■ Objective: Please transcribe the listing below in full and word for word, without its pictures.

■ Supplied material:
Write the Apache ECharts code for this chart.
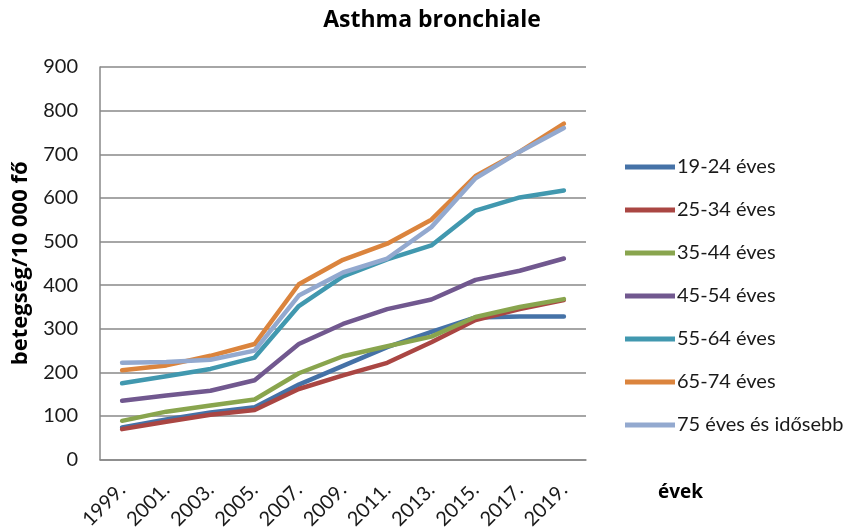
<!DOCTYPE html>
<html>
<head>
<meta charset="utf-8">
<script src="https://cdn.jsdelivr.net/npm/echarts@6/dist/echarts.min.js"></script>
<style>
  html, body { margin: 0; padding: 0; background: #fff; }
  #chart { width: 854px; height: 532px; }
</style>
</head>
<body>
<div id="chart"></div>
<script>
// Years on the category axis
const years = ['1999.', '2001.', '2003.', '2005.', '2007.', '2009.', '2011.', '2013.', '2015.', '2017.', '2019.'];

// Patients per 10 000 people, by age group
const age19_24 = [74, 92, 108, 120, 172, 215, 258, 293, 326, 328, 328];
const age25_34 = [70, 87, 103, 114, 162, 193, 222, 269, 320, 345, 366];
const age35_44 = [89, 110, 124, 138, 198, 237, 260, 282, 327, 350, 368];
const age45_54 = [135, 147, 158, 182, 265, 311, 345, 367, 412, 433, 461];
const age55_64 = [175, 191, 208, 234, 352, 420, 459, 491, 571, 601, 617];
const age65_74 = [205, 216, 238, 265, 402, 458, 495, 550, 650, 706, 770];
const age75plus = [222, 224, 229, 250, 376, 429, 461, 533, 645, 706, 760];

const seriesNames = ['19-24 éves', '25-34 éves', '35-44 éves', '45-54 éves', '55-64 éves', '65-74 éves', '75 éves és idősebb'];
const seriesData = [age19_24, age25_34, age35_44, age45_54, age55_64, age65_74, age75plus];
const colors = ['#4572A7', '#AA4643', '#89A54E', '#71588F', '#4198AF', '#DB843D', '#93A9CF'];

const yTicks = [0, 100, 200, 300, 400, 500, 600, 700, 800, 900];

const FONT = 'Lato, "Open Sans", sans-serif';
const BOLD_FONT = '"Open Sans", Lato, sans-serif';

const chart = echarts.init(document.getElementById('chart'));
chart.setOption({
  animation: false,
  color: colors,
  textStyle: { fontFamily: FONT },
  title: {
    text: 'Asthma bronchiale',
    left: 427,
    top: 4,
    textAlign: 'center',
    textStyle: { fontFamily: BOLD_FONT, fontSize: 23, fontWeight: 'bold', color: '#000' }
  },
  grid: { left: 100, right: 268, top: 67, bottom: 71 },
  legend: {
    orient: 'vertical',
    left: 620,
    top: 152,
    itemWidth: 50,
    itemHeight: 14,
    itemGap: 23,
    icon: 'path://M0,4.5 L50,4.5 L50,9.5 L0,9.5 Z',
    textStyle: { fontFamily: FONT, fontSize: 20, lineHeight: 20, color: '#1a1a1a', padding: [0, 0, 0, -3] },
    data: seriesNames
  },
  xAxis: {
    type: 'category',
    data: years,
    boundaryGap: true,
    name: 'évek',
    nameLocation: 'end',
    nameGap: 72,
    nameTextStyle: {
      fontFamily: BOLD_FONT, fontSize: 19, fontWeight: 'bold', color: '#000',
      verticalAlign: 'top', lineHeight: 22, padding: [22, 0, 0, 0]
    },
    axisLine: { lineStyle: { color: '#888', width: 1.5 } },
    axisTick: { show: false },
    axisLabel: { rotate: 45, fontFamily: FONT, fontSize: 20, color: '#1a1a1a', margin: 27, interval: 0 }
  },
  yAxis: {
    type: 'value',
    min: yTicks[0],
    max: yTicks[yTicks.length - 1],
    interval: 100,
    name: 'betegség/10 000 fő',
    nameLocation: 'middle',
    nameGap: 68,
    nameRotate: 90,
    nameTextStyle: { fontFamily: BOLD_FONT, fontSize: 22, fontWeight: 'bold', color: '#000' },
    axisLine: { show: true, lineStyle: { color: '#888', width: 1.5 } },
    axisTick: { show: false },
    axisLabel: { fontFamily: FONT, fontSize: 20, color: '#1a1a1a', margin: 22 },
    splitLine: { lineStyle: { color: '#888', width: 1.5 } }
  },
  series: seriesNames.map((name, i) => ({
    name: name,
    type: 'line',
    data: seriesData[i],
    symbol: 'none',
    lineStyle: { width: 4.5, color: colors[i], cap: 'round', join: 'round' },
    itemStyle: { color: colors[i] }
  }))
});
</script>
</body>
</html>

■ Response:
Write the Apache ECharts code for this chart.
<!DOCTYPE html>
<html>
<head>
<meta charset="utf-8">
<script src="https://cdn.jsdelivr.net/npm/echarts@6/dist/echarts.min.js"></script>
<style>
  html, body { margin: 0; padding: 0; background: #fff; }
  #chart { width: 854px; height: 532px; }
</style>
</head>
<body>
<div id="chart"></div>
<script>
// Years on the category axis
const years = ['1999.', '2001.', '2003.', '2005.', '2007.', '2009.', '2011.', '2013.', '2015.', '2017.', '2019.'];

// Patients per 10 000 people, by age group
const age19_24 = [74, 92, 108, 120, 172, 215, 258, 293, 326, 328, 328];
const age25_34 = [70, 87, 103, 114, 162, 193, 222, 269, 320, 345, 366];
const age35_44 = [89, 110, 124, 138, 198, 237, 260, 282, 327, 350, 368];
const age45_54 = [135, 147, 158, 182, 265, 311, 345, 367, 412, 433, 461];
const age55_64 = [175, 191, 208, 234, 352, 420, 459, 491, 571, 601, 617];
const age65_74 = [205, 216, 238, 265, 402, 458, 495, 550, 650, 706, 770];
const age75plus = [222, 224, 229, 250, 376, 429, 461, 533, 645, 706, 760];

const seriesNames = ['19-24 éves', '25-34 éves', '35-44 éves', '45-54 éves', '55-64 éves', '65-74 éves', '75 éves és idősebb'];
const seriesData = [age19_24, age25_34, age35_44, age45_54, age55_64, age65_74, age75plus];
const colors = ['#4572A7', '#AA4643', '#89A54E', '#71588F', '#4198AF', '#DB843D', '#93A9CF'];

const yTicks = [0, 100, 200, 300, 400, 500, 600, 700, 800, 900];

const FONT = 'Lato, "Open Sans", sans-serif';
const BOLD_FONT = '"Open Sans", Lato, sans-serif';

const chart = echarts.init(document.getElementById('chart'));
chart.setOption({
  animation: false,
  color: colors,
  textStyle: { fontFamily: FONT },
  title: {
    text: 'Asthma bronchiale',
    left: 427,
    top: 4,
    textAlign: 'center',
    textStyle: { fontFamily: BOLD_FONT, fontSize: 23, fontWeight: 'bold', color: '#000' }
  },
  grid: { left: 100, right: 268, top: 67, bottom: 71 },
  legend: {
    orient: 'vertical',
    left: 620,
    top: 152,
    itemWidth: 50,
    itemHeight: 14,
    itemGap: 23,
    icon: 'path://M0,4.5 L50,4.5 L50,9.5 L0,9.5 Z',
    textStyle: { fontFamily: FONT, fontSize: 20, lineHeight: 20, color: '#1a1a1a', padding: [0, 0, 0, -3] },
    data: seriesNames
  },
  xAxis: {
    type: 'category',
    data: years,
    boundaryGap: true,
    name: 'évek',
    nameLocation: 'end',
    nameGap: 72,
    nameTextStyle: {
      fontFamily: BOLD_FONT, fontSize: 19, fontWeight: 'bold', color: '#000',
      verticalAlign: 'top', lineHeight: 22, padding: [22, 0, 0, 0]
    },
    axisLine: { lineStyle: { color: '#888', width: 1.5 } },
    axisTick: { show: false },
    axisLabel: { rotate: 45, fontFamily: FONT, fontSize: 20, color: '#1a1a1a', margin: 27, interval: 0 }
  },
  yAxis: {
    type: 'value',
    min: yTicks[0],
    max: yTicks[yTicks.length - 1],
    interval: 100,
    name: 'betegség/10 000 fő',
    nameLocation: 'middle',
    nameGap: 68,
    nameRotate: 90,
    nameTextStyle: { fontFamily: BOLD_FONT, fontSize: 22, fontWeight: 'bold', color: '#000' },
    axisLine: { show: true, lineStyle: { color: '#888', width: 1.5 } },
    axisTick: { show: false },
    axisLabel: { fontFamily: FONT, fontSize: 20, color: '#1a1a1a', margin: 22 },
    splitLine: { lineStyle: { color: '#888', width: 1.5 } }
  },
  series: seriesNames.map((name, i) => ({
    name: name,
    type: 'line',
    data: seriesData[i],
    symbol: 'none',
    lineStyle: { width: 4.5, color: colors[i], cap: 'round', join: 'round' },
    itemStyle: { color: colors[i] }
  }))
});
</script>
</body>
</html>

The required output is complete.